Thousands chant “freedom” despite Assad reform offer

DERAA, Syria, (Reuters) – President Bashar al-Assad  made a rare public pledge to look into granting Syrians greater  freedom today as anger mounted following attacks by  security forces on protesters that left at least 37 dead.
Despite the promise and the offer of large public pay rises,  thousands of Syrians turned out to chant “freedom, revolution”  in the centre of the southern city of Deraa, the focal point of  protests against 48 years of Baath Party rule.
“The Syrian people do not bow,” they also chanted around the  main Omari mosque, shortly after security forces evacuated the  building which they stormed on Wednesday.
Syrian opposition figures said the promises did not meet the  aspirations of the people and were similar to those repeated at  regular Baath Party conferences, where committees would be  formed to study reforms that then never saw the light of day.
“The leadership is trying to absorb the rage of the streets.  We want to see reform on the ground,” said a Deraa protester.
A hospital official said at least 37 people had been killed  in Deraa on Wednesday when security forces opened fire on  demonstrators inspired by uprisings across the Arab world that  have shaken authoritarian leaders.
While an aide said Assad would study a possible end to 48  years of emergency rule, a human rights group said a leading  pro-democracy activist, Mazen Darwish, had been arrested.

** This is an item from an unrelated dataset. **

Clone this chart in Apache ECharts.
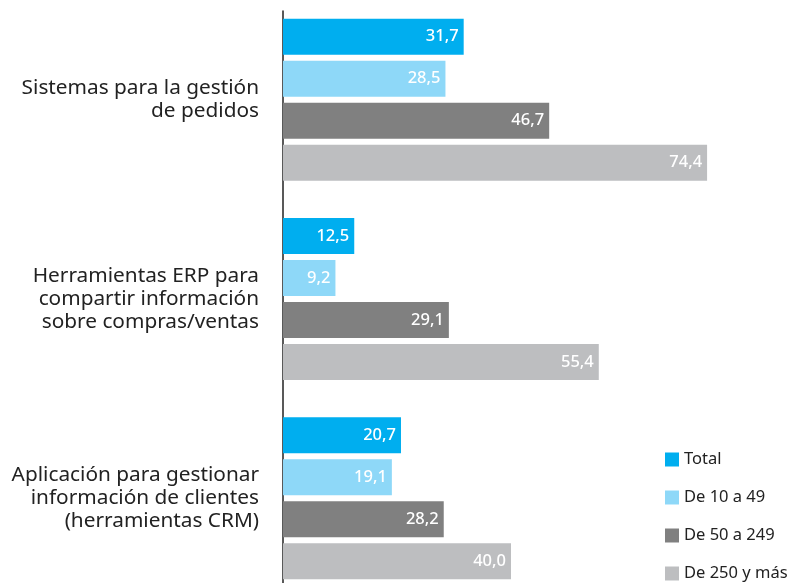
<!DOCTYPE html>
<html>
<head>
<meta charset="utf-8">
<script src="https://cdn.jsdelivr.net/npm/echarts@6/dist/echarts.min.js"></script>
<style>html,body{margin:0;padding:0;background:#fff}#c{width:792px;height:583px}</style>
</head>
<body>
<div id="c"></div>
<script>
const categories = [
  "Sistemas para la gestión\nde pedidos",
  "Herramientas ERP para\ncompartir información\nsobre compras/ventas",
  "Aplicación para gestionar\ninformación de clientes\n(herramientas CRM)"
];
const seriesNames = ["Total", "De 10 a 49", "De 50 a 249", "De 250 y más"];
const total = [31.7, 12.5, 20.7];
const de10a49 = [28.5, 9.2, 19.1];
const de50a249 = [46.7, 29.1, 28.2];
const de250 = [74.4, 55.4, 40.0];
const colors = ["#00AEEF", "#8ED8F8", "#808080", "#BDBEC0"];

const FONT = "Noto Sans";
const data = [total, de10a49, de50a249, de250];
const chart = echarts.init(document.getElementById('c'));
chart.setOption({
  animation: false,
  textStyle: { fontFamily: FONT },
  grid: [
    { left: 283, top: 0, height: 598, width: 456, containLabel: false, outerBoundsMode: 'none' },
    { left: 283, top: 11, bottom: 0, width: 456, containLabel: false, outerBoundsMode: 'none' }
  ],
  legend: {
    orient: 'vertical', left: 665, top: 451, padding: 0,
    itemWidth: 14, itemHeight: 14, itemGap: 21,
    icon: 'rect',
    textStyle: { fontSize: 16.5, color: '#222', fontFamily: FONT },
    data: seriesNames
  },
  xAxis: [
    { type: 'value', min: 0, max: 80, show: false, gridIndex: 0 },
    { type: 'value', min: 0, max: 80, show: false, gridIndex: 1 }
  ],
  yAxis: [
    {
      type: 'category', inverse: true, data: categories, gridIndex: 0,
      axisLine: { show: false },
      axisTick: { show: false },
      axisLabel: { fontSize: 20.8, color: '#222', align: 'right', margin: 24, lineHeight: 23, fontFamily: FONT }
    },
    {
      type: 'category', inverse: true, data: categories, gridIndex: 1,
      axisLine: { show: true, lineStyle: { color: '#222', width: 1.5 } },
      axisTick: { show: false },
      axisLabel: { show: false }
    }
  ],
  series: data.map((d, i) => ({
    name: seriesNames[i], type: 'bar', data: d,
    xAxisIndex: 0, yAxisIndex: 0,
    barWidth: 36, barGap: '16.7%',
    itemStyle: { color: colors[i] },
    label: {
      show: true, position: 'insideRight', distance: 5,
      color: '#fff', fontSize: 16.5, fontWeight: 500, fontFamily: FONT,
      formatter: p => p.value.toFixed(1).replace('.', ',')
    }
  }))
});
</script>
</body>
</html>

Announcing promises for reform in a manner that would have  seemed almost unimaginable three months ago in Syria, Assad  adviser Bouthaina Shaaban told a news conference the president  had not himself ordered his forces to fire on protesters:
“I was a witness to the instructions of His Excellency that  live ammunition should not be fired, even if the police,  security forces or officers of the state were being killed.”
On Jan 31 Assad had said there was no chance political  upheavals then shaking Tunisia and Egypt would spread to Syria.
After today’s announcement, Syrian television showed  a large procession of cars in Deraa driving in support of Assad  with pictures of the president plastered on the vehicles.
The Baath Party, which has ruled for half a century, will  draft laws to provide for media freedoms, and will look at  allowing other political movements. The party will also seek to  lift living standards and consider ending the rule of emergency  law.
Authorities released all those arrested in the Deraa region  since the protests erupted, an official statement said but it  did not give a figure. The statement also said Assad ordered a  20 to 30 percent salary rise for public employees across Syria.
“When you first hear it you think they’re making major  concessions, but when you look at it you realise there’s not a  lot there besides the salary boost,” said Joshua Landis, a Syria  expert at Oklahoma University in the U.S.. “You understand the  regime is in a very difficult spot and they’re flustered.”
Security forces opened fire on hundreds of youths on the  outskirts of Deraa on Wednesday, witnesses said, after nearly a  week of protests in which seven civilians had already died.
The main hospital in Deraa, near the Jordanian border, had  received the bodies of at least 37 protesters killed on  Wednesday, a hospital official said. That brings the number  killed to at least 44 in a week of protests.
About 20,000 people marched today in the funerals for  nine of those killed, chanting freedom slogans and denying  official accounts that “armed gangs” were behind the killings  and violence.